┌──

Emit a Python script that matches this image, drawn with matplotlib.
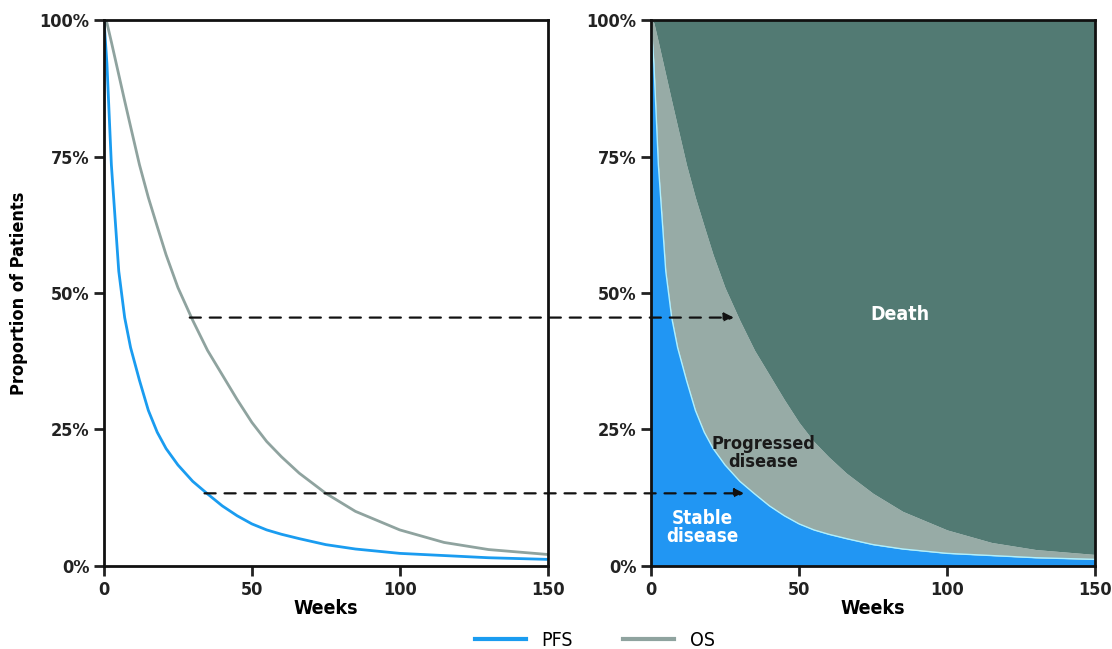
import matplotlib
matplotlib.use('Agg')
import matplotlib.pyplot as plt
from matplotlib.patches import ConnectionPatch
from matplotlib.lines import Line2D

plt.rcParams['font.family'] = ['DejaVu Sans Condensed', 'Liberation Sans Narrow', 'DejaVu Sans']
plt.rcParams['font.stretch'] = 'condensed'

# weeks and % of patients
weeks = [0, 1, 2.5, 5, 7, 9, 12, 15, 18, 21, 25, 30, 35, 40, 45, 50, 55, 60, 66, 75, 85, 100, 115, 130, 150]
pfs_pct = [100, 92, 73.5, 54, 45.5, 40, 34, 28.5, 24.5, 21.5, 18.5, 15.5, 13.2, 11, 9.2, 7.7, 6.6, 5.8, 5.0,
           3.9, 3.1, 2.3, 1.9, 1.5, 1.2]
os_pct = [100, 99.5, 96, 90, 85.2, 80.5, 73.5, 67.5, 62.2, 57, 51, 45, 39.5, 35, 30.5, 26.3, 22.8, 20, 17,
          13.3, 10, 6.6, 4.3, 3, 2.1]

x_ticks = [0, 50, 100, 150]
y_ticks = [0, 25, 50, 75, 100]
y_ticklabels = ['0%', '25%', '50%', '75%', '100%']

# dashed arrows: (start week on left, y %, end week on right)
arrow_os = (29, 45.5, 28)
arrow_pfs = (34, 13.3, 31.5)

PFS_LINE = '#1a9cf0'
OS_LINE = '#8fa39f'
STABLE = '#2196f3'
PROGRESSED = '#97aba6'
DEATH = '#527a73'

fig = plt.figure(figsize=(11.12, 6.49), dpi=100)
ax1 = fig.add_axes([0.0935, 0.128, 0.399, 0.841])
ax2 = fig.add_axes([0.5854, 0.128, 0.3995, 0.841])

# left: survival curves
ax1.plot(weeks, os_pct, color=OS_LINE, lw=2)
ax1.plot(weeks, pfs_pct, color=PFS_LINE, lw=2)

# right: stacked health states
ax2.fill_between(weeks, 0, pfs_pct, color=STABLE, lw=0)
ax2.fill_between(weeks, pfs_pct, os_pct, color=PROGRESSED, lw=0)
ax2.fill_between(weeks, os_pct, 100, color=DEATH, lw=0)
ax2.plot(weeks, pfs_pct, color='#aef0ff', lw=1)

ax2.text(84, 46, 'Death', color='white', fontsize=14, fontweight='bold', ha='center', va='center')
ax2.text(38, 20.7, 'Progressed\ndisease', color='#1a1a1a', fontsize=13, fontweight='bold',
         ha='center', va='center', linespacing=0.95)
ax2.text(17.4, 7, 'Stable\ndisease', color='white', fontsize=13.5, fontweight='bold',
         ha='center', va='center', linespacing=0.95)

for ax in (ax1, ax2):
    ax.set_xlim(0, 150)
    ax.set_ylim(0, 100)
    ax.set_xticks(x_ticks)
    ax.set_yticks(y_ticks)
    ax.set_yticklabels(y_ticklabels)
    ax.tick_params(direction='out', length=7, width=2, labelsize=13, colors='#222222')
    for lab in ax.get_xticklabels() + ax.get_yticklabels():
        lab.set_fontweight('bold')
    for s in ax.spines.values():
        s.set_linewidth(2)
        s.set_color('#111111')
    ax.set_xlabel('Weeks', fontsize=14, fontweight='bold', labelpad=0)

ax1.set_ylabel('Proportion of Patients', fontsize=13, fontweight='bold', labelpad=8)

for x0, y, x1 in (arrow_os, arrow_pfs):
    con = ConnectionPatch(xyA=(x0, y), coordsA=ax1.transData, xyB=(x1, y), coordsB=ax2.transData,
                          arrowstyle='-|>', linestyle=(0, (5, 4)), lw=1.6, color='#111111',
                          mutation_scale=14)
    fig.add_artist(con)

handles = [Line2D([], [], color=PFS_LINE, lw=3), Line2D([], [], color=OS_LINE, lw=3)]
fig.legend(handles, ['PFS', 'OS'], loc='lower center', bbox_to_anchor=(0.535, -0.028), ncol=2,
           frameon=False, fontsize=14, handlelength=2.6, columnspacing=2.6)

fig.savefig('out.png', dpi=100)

└──

__Brief__
Repeat, exactly and in full, each line from the start of the data to the line that contains "ax2.plot(weeks, pfs_pct, color='#aef0ff', lw=1)". Pictures do not go in.

__Response to this task__
Emit a Python script that matches this image, drawn with matplotlib.
import matplotlib
matplotlib.use('Agg')
import matplotlib.pyplot as plt
from matplotlib.patches import ConnectionPatch
from matplotlib.lines import Line2D

plt.rcParams['font.family'] = ['DejaVu Sans Condensed', 'Liberation Sans Narrow', 'DejaVu Sans']
plt.rcParams['font.stretch'] = 'condensed'

# weeks and % of patients
weeks = [0, 1, 2.5, 5, 7, 9, 12, 15, 18, 21, 25, 30, 35, 40, 45, 50, 55, 60, 66, 75, 85, 100, 115, 130, 150]
pfs_pct = [100, 92, 73.5, 54, 45.5, 40, 34, 28.5, 24.5, 21.5, 18.5, 15.5, 13.2, 11, 9.2, 7.7, 6.6, 5.8, 5.0,
           3.9, 3.1, 2.3, 1.9, 1.5, 1.2]
os_pct = [100, 99.5, 96, 90, 85.2, 80.5, 73.5, 67.5, 62.2, 57, 51, 45, 39.5, 35, 30.5, 26.3, 22.8, 20, 17,
          13.3, 10, 6.6, 4.3, 3, 2.1]

x_ticks = [0, 50, 100, 150]
y_ticks = [0, 25, 50, 75, 100]
y_ticklabels = ['0%', '25%', '50%', '75%', '100%']

# dashed arrows: (start week on left, y %, end week on right)
arrow_os = (29, 45.5, 28)
arrow_pfs = (34, 13.3, 31.5)

PFS_LINE = '#1a9cf0'
OS_LINE = '#8fa39f'
STABLE = '#2196f3'
PROGRESSED = '#97aba6'
DEATH = '#527a73'

fig = plt.figure(figsize=(11.12, 6.49), dpi=100)
ax1 = fig.add_axes([0.0935, 0.128, 0.399, 0.841])
ax2 = fig.add_axes([0.5854, 0.128, 0.3995, 0.841])

# left: survival curves
ax1.plot(weeks, os_pct, color=OS_LINE, lw=2)
ax1.plot(weeks, pfs_pct, color=PFS_LINE, lw=2)

# right: stacked health states
ax2.fill_between(weeks, 0, pfs_pct, color=STABLE, lw=0)
ax2.fill_between(weeks, pfs_pct, os_pct, color=PROGRESSED, lw=0)
ax2.fill_between(weeks, os_pct, 100, color=DEATH, lw=0)
ax2.plot(weeks, pfs_pct, color='#aef0ff', lw=1)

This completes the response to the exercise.